When Brent Scowcroft, who lured the young Soviet expert from Stanford to the Bush 1 national security staff, wrote a Wall Street Journal piece before the Iraq war titled “Don’t Attack Saddam,” she didn’t call him to explore his reasoning. She scolded him for publicly disagreeing with W. Scowcroft confided to friends that he was mystified by Rice. She enabled Bush’s bellicosity rather than putting a brake on it.
“He told me several times, ‘I don’t understand how my lady, my baby, my disciple, has changed so much,’ ” a senior European diplomat told Bumiller.
Condi and W. were both underwhelmed by the C.I.A.’s presentation of its case on Iraq’s W.M.D.’s on Dec. 21, 2002. Yet, only days later, Bumiller reports, Rice and W. were alone in the Oval Office when he surprised her by asking her point blank about the war: “Do you think we should do this?”
“Yes,” she told the president.
That’s not statesmanship. It’s sycophancy.
She let Rummy waltz away with the occupation and only got back some control after he’d made a historic hash of it.
It took her too long to push back on Rummy’s absurd turf-war tricks, like reading or doodling while she was talking, or dropping a Defense Department document on the conference table as Rice was leading a discussion on a different topic so that he could steal the agenda.
W.’s former chief of staff Andy Card told Bumiller that Rummy was “a little bit old-school” and “a little bit sexist” in his dealings with Rice.
Not to mention a little bit crazy.
In 2006, when Israel invaded Lebanon and many civilians died, including children, Condi and W. drew Arab and U.N. ire for not forcing Ehud Olmert to broker a cease-fire faster.
That same year, in another instance of spectacular willful ignorance, she was blindsided by the Hamas win in the Palestinian elections.

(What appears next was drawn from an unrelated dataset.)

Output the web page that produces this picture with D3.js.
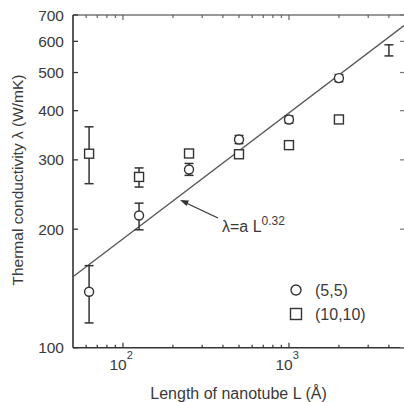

As she described it to Bumiller, she went upstairs at 5 a.m. the morning after the Palestinian elections in 2006 to the gym in her Watergate apartment to exercise on her elliptical machine. She saw the news crawl reporting the Hamas victory.
“I thought, ‘Well, that’s not right,’ ” she said. She kept exercising for awhile but finally got off the elliptical trainer and called the State Department. “I said, ‘What happened in the Palestinian elections?’ and they said, ‘Oh, Hamas won.’ And I thought, ‘Oh, my goodness! Hamas won?’ ”
When she couldn’t reach the State Department official on the ground in the Palestinian territories, she did what any loyal Bushie would do: She got back on the elliptical.
“I thought, might as well finish exercising,” Rice told Bumiller. “It’s going to be a really long day.” It was one of the few times she was prescient on the Middle East.